Compositeur tellurique aux constructions parfois gigantesques, c’est dans l’infiniment subtil que son regard puise sa source. D’une goutte d’eau qui s’en va plier l’herbe sans la déchirer aux ailes délicates des oiseaux, qui vont pourtant supporter tous les vents.
Les dimensions spirituelle et identitaire habitent subtilement l’œuvre de Zigor. « Je sculpte comme je prie », dit-il et cet état de conscience, entre perception de la beauté et de la liberté gagnée, conte aussi un état prisonnier d’un rien, convaincu que la poésie peut sensiblement changer le monde.
« Dans l’ombre des sculptures se cache l’obscur,
et dans l’obscur la forme du mystère,
et dans le mystère toutes les formes. » Zigor, Dans l’ombre des sculptures.
De l’infiniment petit au monumental
C’est en 1996, à la suite de sa rencontre avec le marchand d’art Paul Haim, que Zigor commence à travailler le bronze, fasciné par le jeu lumineux de cette matière.
« Dans certaines sculptures la lumière pénètre et ne ressort plus jamais. Elle reste à l’intérieur comme partie dans le trou sombre de l’éternité. Par contre, sur d’autres sculptures, la lumière pénètre et ressort sans les traverser mais transformée.

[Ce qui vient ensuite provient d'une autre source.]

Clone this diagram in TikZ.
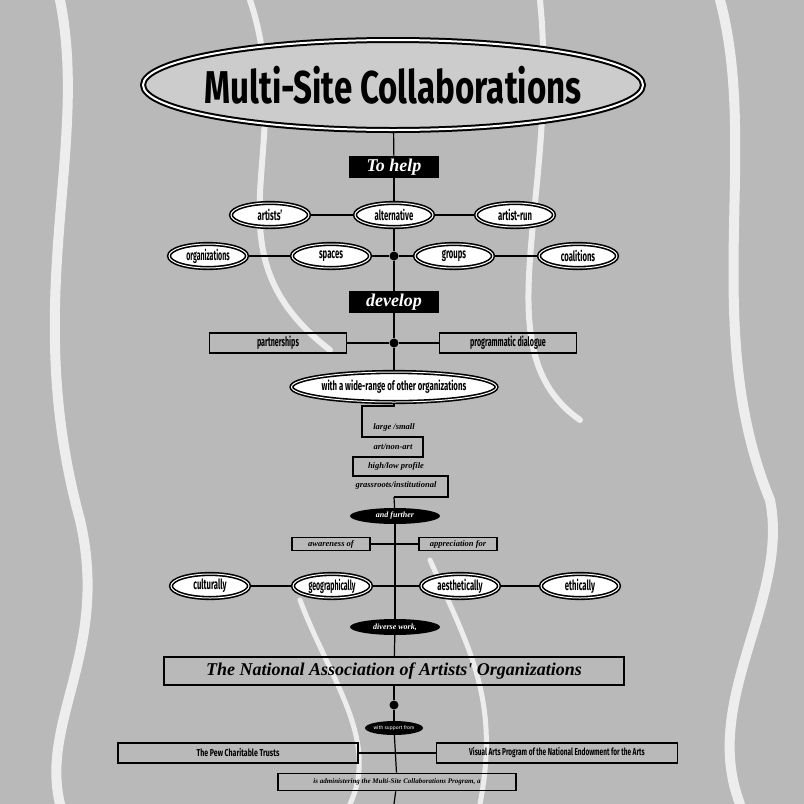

Et sur quelques-unes la lumière apparaît de l’autre côté, comme l’eau dans la montagne »
Les sculptures monumentales de Zigor sont représentées dans de nombreuses collections, au Pays Basque, en Espagne, en Australie (Sydney), aux Etats-Unis (Washington et New York), en Suisse et en Argentine13. Elles sont érigées dans des jardins privés et des espaces publics comme la fontaine d’Urkulu à Biarritz, témoin du chagrin d’un rocher qui voit s’en aller la vague. « La sculpture n’est pas la pièce en bronze mais l’eau qui chante dedans », Zigor, Urkulu. Zigor livre ainsi une œuvre totémique, un pays Basque entier dans son imaginaire14.
« Cela fait longtemps que le paysage qui m’entoure m’émeut et m’accompagne dans la perception profonde du monde. Quand je sculpte, peins, photographie ou écris je ne fais qu’essayer de raconter ce sentiment. Dans l’acte créateur, mes petits carnets de dessin sont très souvent source de la plupart de mes œuvres. Mais les pièces suivent des chemins très mystérieux, liés au médium employé, à l’outil, à mes doutes et au courage surtout. Ce courage qu’il faut pour continuer le chemin que m’impose ce qui apparait face à moi. Assumer les accidents est le pilier fondamental de l’acte de créateur. Quelle erreur de croire que je pourrais améliorer ou résoudre l’insoluble. Je ne sais pas ce que seront les sculptures ou les tableaux. Ce n’est qu’un continuel essai de garder en vie ce souffle qui m’a animé au commencement » Zigor.